Not only was Leo faced with religious heresy in Germany, he was faced with political dangers at home. The French had a new king (Francis I) and they were determined to win back what they'd lost at the hands of Julius II. Leo had no taste for war and no understanding of it. He pleaded for peace and wrung his hands and chose his allies poorly. The result was the Concordat of Bologna, at which Leo basically surrendered all papal control over the Church in France.

He also exerted little positive influence over the Fifth Lateran Council, allowing it to stumble to a close with little to show for it. Indeed, the Council issued any number of admirable decrees, but these needed a pope who would enforce them, and enforcement did not fit Leo's temperment. He was capable of issuing dramatic statements, but not of doing the politicking needed to back them up.

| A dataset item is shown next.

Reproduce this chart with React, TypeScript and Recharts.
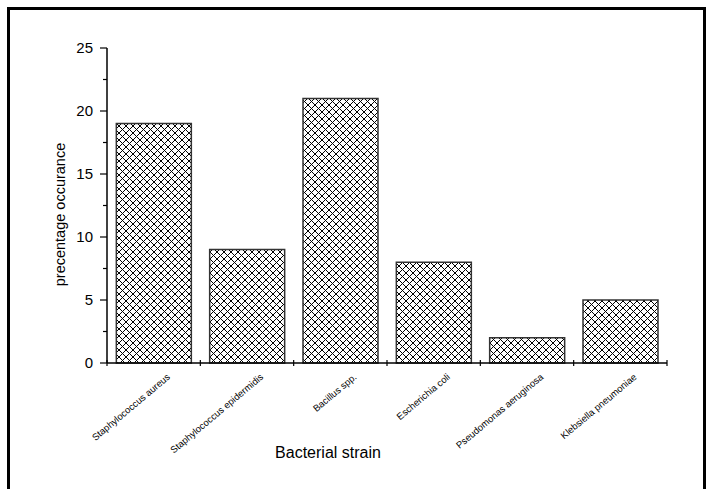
import React from 'react';
import { BarChart, Bar, XAxis, YAxis } from 'recharts';

const categories = [
  'Staphylococcus aureus',
  'Staphylococcus epidermidis',
  'Bacillus spp.',
  'Escherichia coli',
  'Pseudomonas aeruginosa',
  'Klebsiella pneumoniae',
];
const occurrence = [19, 9, 21, 8, 2, 5];
const yTicks = [0, 2.5, 5, 7.5, 10, 12.5, 15, 17.5, 20, 22.5, 25];

const data = categories.map((name, i) => ({ name, value: occurrence[i] }));

const FONT = '"Liberation Sans", Arial, Helvetica, sans-serif';

const YTick = (props: any) => {
  const { x, y, payload } = props;
  const major = payload.value % 5 === 0;
  return (
    <g>
      <line x1={x - (major ? 7 : 4)} x2={x} y1={y} y2={y} stroke="#000" strokeWidth={1.2} />
      {major && (
        <text x={x - 14} y={y} dy="0.36em" textAnchor="end" fontFamily={FONT} fontSize={15} fill="#000">
          {payload.value}
        </text>
      )}
    </g>
  );
};

const XTick = (props: any) => {
  const { x, y, payload, index, width } = props;
  const n = categories.length;
  const half = (width || 560) / n / 2;
  const isLast = index === n - 1;
  return (
    <g>
      <line x1={x - half} x2={x - half} y1={y - 3} y2={y + 3} stroke="#000" strokeWidth={1.2} />
      {isLast && <line x1={x + half} x2={x + half} y1={y - 3} y2={y + 3} stroke="#000" strokeWidth={1.2} />}
      <g transform={`translate(${x + 17},${y + 15})`}>
        <text x={0} y={0} textAnchor="end" transform="rotate(-40)" fontFamily={FONT} fontSize={9.5} fill="#000">
          {payload.value}
        </text>
      </g>
    </g>
  );
};

export default function App() {
  return (
    <div style={{ position: 'absolute', left: 0, top: 0, width: 720, height: 489, background: '#fff' }}>
      <div
        style={{
          position: 'absolute',
          left: 7,
          top: 7,
          width: 699,
          height: 482,
          boxSizing: 'border-box',
          borderTop: '3px solid #000',
          borderLeft: '3px solid #000',
          borderRight: '3px solid #000',
        }}
      />
      <div style={{ position: 'absolute', left: 0, top: 0 }}>
        <BarChart
          width={720}
          height={489}
          data={data}
          margin={{ top: 48, right: 53, bottom: 31, left: 47 }}
          barCategoryGap="10%"
        >
          <defs>
            <pattern id="hatch" patternUnits="userSpaceOnUse" width={7} height={7}>
              <rect x={0} y={0} width={7} height={7} fill="#fff" />
              <path d="M0,0 L7,7 M7,0 L0,7 M-1,6 L1,8 M6,-1 L8,1 M-1,1 L1,-1 M6,8 L8,6" stroke="#000" strokeWidth={1} />
            </pattern>
          </defs>
          <XAxis
            xAxisId="cat"
            dataKey="name"
            interval={0}
            height={95}
            tickSize={0}
            tickMargin={0}
            tickLine={false}
            axisLine={{ stroke: '#000', strokeWidth: 1.5 }}
            tick={<XTick />}
            label={{
              content: (p: any) => {
                const vb = p.viewBox;
                return (
                  <text x={328} y={vb.y + 95} textAnchor="middle" fontFamily={FONT} fontSize={16} fill="#000">
                    Bacterial strain
                  </text>
                );
              },
            }}
          />
          <XAxis
            xAxisId="top"
            dataKey="name"
            orientation="top"
            height={0}
            tick={false}
            tickLine={false}
            axisLine={{ stroke: '#666', strokeWidth: 1 }}
          />
          <YAxis
            yAxisId="left"
            width={60}
            domain={[0, 25]}
            ticks={yTicks}
            interval={0}
            tickSize={0}
            tickMargin={0}
            tickLine={false}
            axisLine={{ stroke: '#000', strokeWidth: 1.5 }}
            tick={<YTick />}
            label={{
              content: (p: any) => {
                const vb = p.viewBox;
                const cx = vb.x + 18;
                const cy = 214.5;
                return (
                  <text
                    x={cx}
                    y={cy}
                    textAnchor="middle"
                    transform={`rotate(-90 ${cx} ${cy})`}
                    fontFamily={FONT}
                    fontSize={14.5}
                    fill="#000"
                  >
                    precentage occurance
                  </text>
                );
              },
            }}
          />
          <YAxis
            yAxisId="right"
            orientation="right"
            width={0}
            domain={[0, 25]}
            tick={false}
            tickLine={false}
            axisLine={{ stroke: '#666', strokeWidth: 1 }}
          />
          <Bar
            xAxisId="cat"
            yAxisId="left"
            dataKey="value"
            fill="url(#hatch)"
            stroke="#333"
            strokeWidth={1.5}
            isAnimationActive={false}
          />
        </BarChart>
      </div>
    </div>
  );
}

Leo was not a bad man. He was one of the greatest of the patron of arts of his day. He was, however, not much of a pope. In quieter times, he likely would have been famous for all the buildings and paintings and sculptures and literature that flourished under his hand. As it was, he's famous for all the things that escaped his grasp.

Hadrian VI, 1522-1523

Hadrian had been the tutor of Emperor Charles V and upon his election there was great hope for cooperation between Empire and Papacy. Unfortunately, Hadrian did not live long enough for much to develop, one way or the other.

Clement VII, 1523-1534

Also a Medici, cousin to Leo X, Clement was a better politician, but he was preoccupied with defending the fortunes of his family, which had fallen on hard times. This brought him into conflict with the Emperor, and between the two political crises, Clement paid very little attention to the growth of Luther's cause in the rest of Europe.

Clement was pope when Imperial troops sacked Rome in 1527. While this was not done on Charles' orders, the sack pretty much set the tone for relations between pope and emperor. Clement might work to undermine imperial plans, but he could not oppose Charles openly. It's important to remember that it was this pope who sat in Rome when the matter of King Henry VIII's divorce from Catherine came up. Catherine was Charles' aunt and he was determined there should be no divorce. Clement might well have granted the divorce under other circumstances, but he could not so openly defy Charles. But he could delay and delay, and that's what he did.

Delay was not, however, what was needed in Germany. Yet there, too, Clement could do little that was not in accordance with Charles' wishes.

Paul III, 1534-1549

This is the pope who finally called the Council of Trent. This brings us full circle, for like Julius and Leo, Paul came from a great family (the Farnese, an ancient Roman family), was at heart a great noble, and won fame as a patron of the arts.

Those who would put too much blame on the popes themselves would do well to compare Paul with his predecessors. He was not much different.

He tried to convene a council almost from the start, but political issues forced delays for over a decade. Certainly one difference between Paul's day and earlier times was that both Spain and France were exhausted and were coming to terms with each other, at least for a while. This meant the pope did not need, and was not tempted, to participate in wars up and down Italy.

In addition to the Council of Trent, Paul promoted the new Catholic orders: the Jesuits, the Theatines, the Capuchins, and others. These were as important to the Catholic Reformation as was the Council itself.

Summary

The popes of the early 16th century were quintessential Renaissance popes. They were sincerely religious men who were sure that being pope also meant dealing with the political world around them. Each of them had their personal strengths and personal weaknesses, but all of them operated within the mental framework of Rome and Italy and family. They sincerely wished for reform, but they sincerely believed the papacy must lead that reform and remain the supreme head of the Church. The Catholic Church without a pope was as unthinkable as was an England or France without a king. That was, of course, exactly what was so objectionable to Luther and Calvin.